**SOURCE EXCERPT:**
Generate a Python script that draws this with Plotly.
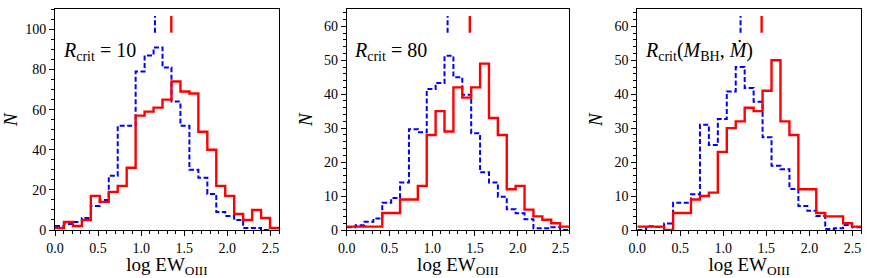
import plotly.graph_objects as go

# ---- data ----
n_bins = 25
x_min, x_max = 0.0, 2.6

red_10 = [1, 4, 2, 5, 17, 14, 19, 22, 31, 57, 59, 61, 65, 74, 69, 68, 49, 40, 22, 17, 8, 5, 10, 6, 1]
blue_10 = [2, 3, 4, 6, 12, 15, 27, 52, 52, 79, 87, 91, 81, 64, 52, 30, 26, 18, 9, 7, 5, 1, 1, 0, 1]

red_80 = [1, 1, 1, 1, 5, 5, 9, 9, 13, 28, 35, 29, 42, 39, 42, 49, 33, 28, 12, 13, 6, 4, 3, 2, 1]
blue_80 = [0.8, 1.4, 2.4, 3.4, 8, 9.4, 14, 29.7, 28.8, 41.5, 43.3, 51.3, 45, 39.8, 28.5, 17,
           14, 9.8, 6.1, 4.9, 3.2, 0.5, 0.5, 0.8, 0]

red_m = [1, 1, 1, 0, 5, 5, 9, 10, 11, 23, 30, 32, 36, 35, 41, 50, 32, 28, 12, 12, 5, 4, 4, 2, 1]
blue_m = [0, 1.1, 0.9, 1.9, 8, 8, 10.5, 31, 25, 32.7, 40.8, 48, 41.8, 37.8, 27.3, 18.9,
          17.9, 12.1, 7.1, 5.7, 4.1, 0.3, 0.5, 1.5, 0.8]

median_blue = [1.16, 1.18, 1.20]
median_red = [1.35, 1.44, 1.445]

labels = ["<i>R</i><sub>crit</sub> = 10",
          "<i>R</i><sub>crit</sub> = 80",
          "<i>R</i><sub>crit</sub>(<i>M</i><sub>BH</sub>, <i>Ṁ</i>)"]
y_max = [110, 65, 65]
y_dtick = [20, 10, 10]
y_minor = [5, 2, 2]

panels = [(red_10, blue_10), (red_80, blue_80), (red_m, blue_m)]

W, H = 871, 278
x_dom_px = [(55, 279), (346.7, 569), (637.3, 861)]
y_dom_px = (9.3, 230)

FONT = "Liberation Serif"
RED = "#ff0000"
BLUE = "#0000ff"
DASH = "5px,2.5px"

width = (x_max - x_min) / n_bins
edges = [x_min + i * width for i in range(n_bins + 1)]

fig = go.Figure()
for i, (red, blue) in enumerate(panels):
    xa = "x" if i == 0 else f"x{i+1}"
    ya = "y" if i == 0 else f"y{i+1}"
    fig.add_trace(go.Scatter(x=edges, y=list(blue) + [blue[-1]], mode="lines",
                             line=dict(color=BLUE, width=2, dash=DASH, shape="hv"),
                             xaxis=xa, yaxis=ya, showlegend=False, hoverinfo="skip"))
    fig.add_trace(go.Scatter(x=edges, y=list(red) + [red[-1]], mode="lines",
                             line=dict(color=RED, width=2.4, shape="hv"),
                             xaxis=xa, yaxis=ya, showlegend=False, hoverinfo="skip"))
    fig.add_shape(type="line", xref=xa, yref=f"{ya} domain",
                  x0=median_blue[i], x1=median_blue[i], y0=0.894, y1=0.97,
                  line=dict(color=BLUE, width=2, dash=DASH))
    fig.add_shape(type="line", xref=xa, yref=f"{ya} domain",
                  x0=median_red[i], x1=median_red[i], y0=0.894, y1=0.97,
                  line=dict(color=RED, width=2.4))
    fig.add_annotation(text=labels[i], xref=f"{xa} domain", yref=f"{ya} domain",
                       x=0.025, y=0.81, xanchor="left", yanchor="middle",
                       showarrow=False, font=dict(family=FONT, size=20, color="black"))

    x0p, x1p = x_dom_px[i]
    axis_common = dict(showline=True, linecolor="black", linewidth=1, mirror=True,
                       ticks="outside", ticklen=5, tickwidth=1, tickcolor="black",
                       showgrid=False, zeroline=False, automargin=False,
                       tickfont=dict(family=FONT, size=14, color="black"))
    xkey = "xaxis" if i == 0 else f"xaxis{i+1}"
    ykey = "yaxis" if i == 0 else f"yaxis{i+1}"
    fig.update_layout(**{
        xkey: dict(domain=[x0p / W, x1p / W], range=[x_min, x_max], anchor=ya,
                   tick0=0, dtick=0.5, tickformat=".1f",
                   minor=dict(dtick=0.1, ticks="outside", ticklen=3, tickcolor="black"),
                   title=dict(text="log EW<sub>OIII</sub>", standoff=7,
                              font=dict(family=FONT, size=19, color="black")),
                   **axis_common),
        ykey: dict(domain=[1 - y_dom_px[1] / H, 1 - y_dom_px[0] / H], range=[0, y_max[i]],
                   anchor=xa, tick0=0, dtick=y_dtick[i],
                   minor=dict(dtick=y_minor[i], ticks="outside", ticklen=3, tickcolor="black"),
                   title=dict(text="<i>N</i>", standoff=6,
                              font=dict(family=FONT, size=19, color="black")),
                   **axis_common),
    })

fig.update_layout(width=W, height=H, margin=dict(l=0, r=0, t=0, b=0),
                  paper_bgcolor="white", plot_bgcolor="white",
                  font=dict(family=FONT, color="black"))

fig.write_html("out.html", config={"displayModeBar": False, "staticPlot": True},
               post_script="document.body.style.margin='0';document.body.style.overflow='hidden';")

**GIVEN PROBLEM:** Without the pictures, transcribe the listing above exactly.

**EXERCISE OUTPUT:**
Generate a Python script that draws this with Plotly.
import plotly.graph_objects as go

# ---- data ----
n_bins = 25
x_min, x_max = 0.0, 2.6

red_10 = [1, 4, 2, 5, 17, 14, 19, 22, 31, 57, 59, 61, 65, 74, 69, 68, 49, 40, 22, 17, 8, 5, 10, 6, 1]
blue_10 = [2, 3, 4, 6, 12, 15, 27, 52, 52, 79, 87, 91, 81, 64, 52, 30, 26, 18, 9, 7, 5, 1, 1, 0, 1]

red_80 = [1, 1, 1, 1, 5, 5, 9, 9, 13, 28, 35, 29, 42, 39, 42, 49, 33, 28, 12, 13, 6, 4, 3, 2, 1]
blue_80 = [0.8, 1.4, 2.4, 3.4, 8, 9.4, 14, 29.7, 28.8, 41.5, 43.3, 51.3, 45, 39.8, 28.5, 17,
           14, 9.8, 6.1, 4.9, 3.2, 0.5, 0.5, 0.8, 0]

red_m = [1, 1, 1, 0, 5, 5, 9, 10, 11, 23, 30, 32, 36, 35, 41, 50, 32, 28, 12, 12, 5, 4, 4, 2, 1]
blue_m = [0, 1.1, 0.9, 1.9, 8, 8, 10.5, 31, 25, 32.7, 40.8, 48, 41.8, 37.8, 27.3, 18.9,
          17.9, 12.1, 7.1, 5.7, 4.1, 0.3, 0.5, 1.5, 0.8]

median_blue = [1.16, 1.18, 1.20]
median_red = [1.35, 1.44, 1.445]

labels = ["<i>R</i><sub>crit</sub> = 10",
          "<i>R</i><sub>crit</sub> = 80",
          "<i>R</i><sub>crit</sub>(<i>M</i><sub>BH</sub>, <i>Ṁ</i>)"]
y_max = [110, 65, 65]
y_dtick = [20, 10, 10]
y_minor = [5, 2, 2]

panels = [(red_10, blue_10), (red_80, blue_80), (red_m, blue_m)]

W, H = 871, 278
x_dom_px = [(55, 279), (346.7, 569), (637.3, 861)]
y_dom_px = (9.3, 230)

FONT = "Liberation Serif"
RED = "#ff0000"
BLUE = "#0000ff"
DASH = "5px,2.5px"

width = (x_max - x_min) / n_bins
edges = [x_min + i * width for i in range(n_bins + 1)]

fig = go.Figure()
for i, (red, blue) in enumerate(panels):
    xa = "x" if i == 0 else f"x{i+1}"
    ya = "y" if i == 0 else f"y{i+1}"
    fig.add_trace(go.Scatter(x=edges, y=list(blue) + [blue[-1]], mode="lines",
                             line=dict(color=BLUE, width=2, dash=DASH, shape="hv"),
                             xaxis=xa, yaxis=ya, showlegend=False, hoverinfo="skip"))
    fig.add_trace(go.Scatter(x=edges, y=list(red) + [red[-1]], mode="lines",
                             line=dict(color=RED, width=2.4, shape="hv"),
                             xaxis=xa, yaxis=ya, showlegend=False, hoverinfo="skip"))
    fig.add_shape(type="line", xref=xa, yref=f"{ya} domain",
                  x0=median_blue[i], x1=median_blue[i], y0=0.894, y1=0.97,
                  line=dict(color=BLUE, width=2, dash=DASH))
    fig.add_shape(type="line", xref=xa, yref=f"{ya} domain",
                  x0=median_red[i], x1=median_red[i], y0=0.894, y1=0.97,
                  line=dict(color=RED, width=2.4))
    fig.add_annotation(text=labels[i], xref=f"{xa} domain", yref=f"{ya} domain",
                       x=0.025, y=0.81, xanchor="left", yanchor="middle",
                       showarrow=False, font=dict(family=FONT, size=20, color="black"))

    x0p, x1p = x_dom_px[i]
    axis_common = dict(showline=True, linecolor="black", linewidth=1, mirror=True,
                       ticks="outside", ticklen=5, tickwidth=1, tickcolor="black",
                       showgrid=False, zeroline=False, automargin=False,
                       tickfont=dict(family=FONT, size=14, color="black"))
    xkey = "xaxis" if i == 0 else f"xaxis{i+1}"
    ykey = "yaxis" if i == 0 else f"yaxis{i+1}"
    fig.update_layout(**{
        xkey: dict(domain=[x0p / W, x1p / W], range=[x_min, x_max], anchor=ya,
                   tick0=0, dtick=0.5, tickformat=".1f",
                   minor=dict(dtick=0.1, ticks="outside", ticklen=3, tickcolor="black"),
                   title=dict(text="log EW<sub>OIII</sub>", standoff=7,
                              font=dict(family=FONT, size=19, color="black")),
                   **axis_common),
        ykey: dict(domain=[1 - y_dom_px[1] / H, 1 - y_dom_px[0] / H], range=[0, y_max[i]],
                   anchor=xa, tick0=0, dtick=y_dtick[i],
                   minor=dict(dtick=y_minor[i], ticks="outside", ticklen=3, tickcolor="black"),
                   title=dict(text="<i>N</i>", standoff=6,
                              font=dict(family=FONT, size=19, color="black")),
                   **axis_common),
    })

fig.update_layout(width=W, height=H, margin=dict(l=0, r=0, t=0, b=0),
                  paper_bgcolor="white", plot_bgcolor="white",
                  font=dict(family=FONT, color="black"))

fig.write_html("out.html", config={"displayModeBar": False, "staticPlot": True},
               post_script="document.body.style.margin='0';document.body.style.overflow='hidden';")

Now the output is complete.